There was an editorial in a recent Advances in Neonatal Care journal regarding breast milk versus human milk.1 The editorial was to inform future authors and submitters of manuscripts that papers with the term “breast milk” as referring to the milk itself would not be accepted.
Human milk is more descriptive and asexual, if you will. After all, mammals provide milk to their young, and cow’s milk isn’t referred to as “tit’s milk” even though it comes from the cow’s teats. So, why should human milk be referred to as “breast milk”?
Unfortunately, over the years, feeding a mother’s own milk from the breast has had negative connotations. Many think of the breast in a sexual way and not as an instrument to provide nutrition to offspring. Therefore, using the term “breast milk” seems to be something that should be whispered in mixed company, particularly when varying ages are involved.
Still, breastfeeding in public is often frowned upon, although legal in 49 states, plus District of Columbia (and why should we need legislation to protect breastfeeding?).
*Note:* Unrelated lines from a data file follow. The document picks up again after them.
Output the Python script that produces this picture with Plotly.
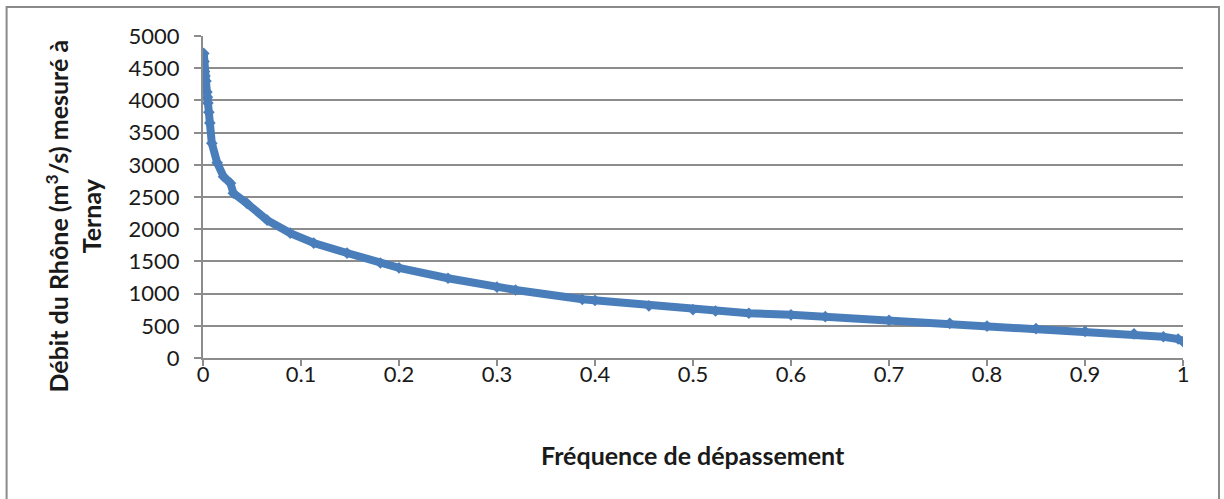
import plotly.graph_objects as go

# Flow duration curve of the Rhône at Ternay
freq = [0.0008, 0.001, 0.0015, 0.002, 0.003, 0.004, 0.0045, 0.005, 0.006, 0.007,
        0.009, 0.0145, 0.021, 0.028, 0.031, 0.045, 0.0655, 0.089, 0.113, 0.147,
        0.181, 0.2, 0.25, 0.3, 0.319, 0.387, 0.4, 0.455, 0.5, 0.523, 0.557,
        0.6, 0.635, 0.7, 0.762, 0.8, 0.85, 0.9, 0.95, 0.98, 0.995, 1.0]
debit = [4730, 4605, 4450, 4380, 4300, 4130, 4050, 3960, 3815, 3650,
         3335, 3030, 2815, 2715, 2560, 2400, 2140, 1940, 1785, 1630,
         1475, 1400, 1238, 1100, 1056, 911, 895, 808, 750, 730, 695,
         670, 641, 585, 539, 495, 455, 412, 375, 330, 295, 255]

x_ticks = [0, 0.1, 0.2, 0.3, 0.4, 0.5, 0.6, 0.7, 0.8, 0.9, 1]
x_labels = ["0", "0.1", "0.2", "0.3", "0.4", "0.5", "0.6", "0.7", "0.8", "0.9", "1"]
y_ticks = [0, 500, 1000, 1500, 2000, 2500, 3000, 3500, 4000, 4500, 5000]

blue = "#4a7ebb"
grid = "#8c8c8c"
font_fam = "Lato, 'Open Sans', sans-serif"

fig = go.Figure()
fig.add_trace(go.Scatter(
    x=freq, y=debit, mode="lines+markers",
    line=dict(color=blue, width=8),
    marker=dict(symbol="diamond", size=9, color=blue),
    showlegend=False, hoverinfo="x+y",
))

L, R, T, B = 202.5, 41, 36, 141
pw = 1224 - L - R
ph = 499 - T - B

def px(xp):
    return (xp - L) / pw

def py(yp):
    return (499 - B - yp) / ph

fig.update_layout(
    width=1224, height=499,
    margin=dict(l=L, r=R, t=T, b=B, autoexpand=False),
    paper_bgcolor="white", plot_bgcolor="white",
    font=dict(family=font_fam, size=22, color="#1a1a1a"),
    xaxis=dict(range=[0, 1], tickvals=x_ticks, ticktext=x_labels,
               showgrid=False, showline=True, linecolor=grid, linewidth=2,
               ticks="outside", ticklen=6, tickcolor=grid, tickwidth=2,
               ticklabelstandoff=-10,
               zeroline=False, tickfont=dict(size=22)),
    yaxis=dict(range=[0, 5000], tickvals=y_ticks,
               showgrid=True, gridcolor=grid, gridwidth=2,
               showline=True, linecolor=grid, linewidth=2,
               ticks="outside", ticklen=7, tickcolor=grid, tickwidth=2,
               ticklabelstandoff=10,
               zeroline=False, tickfont=dict(size=22)),
    shapes=[dict(type="rect", xref="paper", yref="paper",
                 x0=px(6), x1=px(1219), y0=py(7), y1=py(520),
                 line=dict(color="#8a8a8a", width=2), fillcolor="rgba(0,0,0,0)",
                 layer="below")],
    annotations=[
        dict(text="<b>Fréquence de dépassement</b>", xref="paper", yref="paper",
             x=0.5, y=py(455), xanchor="center", yanchor="middle",
             showarrow=False, font=dict(size=25, family=font_fam, color="#1a1a1a")),
        dict(text="<b>Débit du Rhône (m<sup>3</sup>/s) mesuré à<br>Ternay</b>",
             xref="paper", yref="paper", x=px(73), y=py(216),
             xanchor="center", yanchor="middle", textangle=-90,
             showarrow=False, font=dict(size=25, family=font_fam, color="#1a1a1a")),
    ],
)

fig.write_html("out.html", config={"displayModeBar": False},
               post_script="document.body.style.margin='0';")
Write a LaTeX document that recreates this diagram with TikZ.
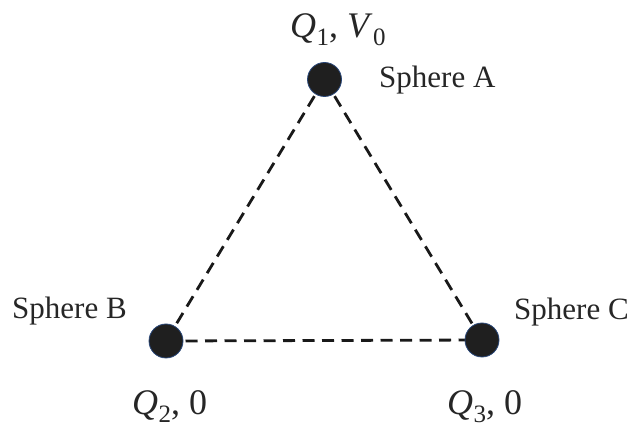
\documentclass[tikz,border=0pt]{standalone}
\usepackage{fontspec}
\setmainfont{Liberation Serif}
\newcommand\myqsub[2]{\textit{#1}\kern0.5pt\raisebox{-0.2em}{\fontsize{25}{25}\selectfont #2}}
\begin{document}
\begin{tikzpicture}[x=1pt,y=-1pt,
  sphere/.style={circle,minimum size=34pt,inner sep=0pt,fill=black!88,draw={rgb,255:red,40;green,70;blue,120},line width=0.8pt},
  link/.style={line width=2.8pt,dash pattern=on 12pt off 7.5pt,black!90},
  txt/.style={anchor=base west,inner sep=0pt,font=\fontsize{31}{31}\selectfont,text=black!85},
  mth/.style={anchor=base west,inner sep=0pt,font=\fontsize{36}{36}\selectfont,text=black!85}]
\useasboundingbox (0,0) rectangle (632,427);
\coordinate (a) at (324.5,79.5);
\coordinate (b) at (166,341);
\coordinate (c) at (482,340);
\draw[link] (a) -- (b);
\draw[link] (a) -- (c);
\draw[link] (b) -- (c);
\node[sphere] (sa) at (a) {};
\node[sphere] (sb) at (b) {};
\node[sphere] (sc) at (c) {};
\node[txt] (la) at (379,88) {Sphere A};
\node[txt] (lb) at (12,319) {Sphere B};
\node[txt] (lc) at (514,320) {Sphere C};
\node[mth] (qa) at (290,38) {\myqsub{Q}{1}, \myqsub{V}{0}};
\node[mth] (qb) at (132,415) {\myqsub{Q}{2}, 0};
\node[mth] (qc) at (447,415) {\myqsub{Q}{3}, 0};
\end{tikzpicture}
\end{document}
Even if this is something that is said to be socially acceptable, just try it in an airport lounge or restaurant. While one may not be asked to stop, there are often “looks” at the very least.
Blogger Amber Hinds,2 who is also a lactation consultant, reports on a case of being asked to stop breastfeeding her daughter at a swimming pool. A report by Kelly Wallace of CNN asked the question many wonder about: “Why at a time when celebrities bare nearly all and are celebrated for it… do we as a society still seem so put off by a woman using her breasts for what they were made for?” 3
Encouraging the provision of human milk for human babies comes in many forms. The Baby Friendly Initiative lists several items recommended to support this concept. These speak to what happens after delivery of the infant, specifically in the hospital.
While these concepts are important, promoting breastfeeding happens in society as a whole, not just after a baby has been delivered. In fact, most mothers have made decisions about how they will feed their infant before a full-term delivery.
In addition, rates of breastfeeding initiation are exclusively higher than breastfeeding rates at six months. In many cases, this drop is seen much earlier than six months, often at days or weeks. Supporting and promoting breastfeeding should start before delivery, perhaps even before conception, and continue after discharge from the hospital.
A 2017 Cochrane Review showed that characteristics of support that impact breastfeeding exclusivity and continuation included ongoing scheduled visits where women can predict and rely upon support. 4 Support should also be tailored to the setting and needs of the group, and face-to-face support was preferred. This support was notably more effective in settings with high breastfeeding initiation rates, again highlighting that a culture that supports and promotes breastfeeding both prenatally and postnatally are important.
Making this change of terminology in a medical sense is perhaps the first step in making a wider change in perception of breastfeeding.
The act of an infant taking milk from the breast should certainly still be called what it is, “breast feeding.” But the milk itself is human milk made through a complex process in the human body to provide the optimal nutrition for the human infant.
This change in terminology is one small step in the process of promoting the use of human milk for human babies long before delivery, and extending after delivery as well.
- McGrath JM, Brandon D. Why Human Milk and Not Breast Milk Among Other Changes: 2018 Author Guideline Updates. Advances in Neonatal Care. 2017 Oct 1;17(5):325-6.
McFadden A, Gavine A, Renfrew MJ, Wade A, Buchanan P, Taylor JL, Veitch E, Rennie AM, Crowther SA, Neiman S, MacGillivray S. Support for healthy breastfeeding mothers with healthy term babies. Cochrane Database of Systematic Reviews 2017, Issue 2. Art. No.: CD001141. DOI: 10.1002/14651858.CD001141.pub5.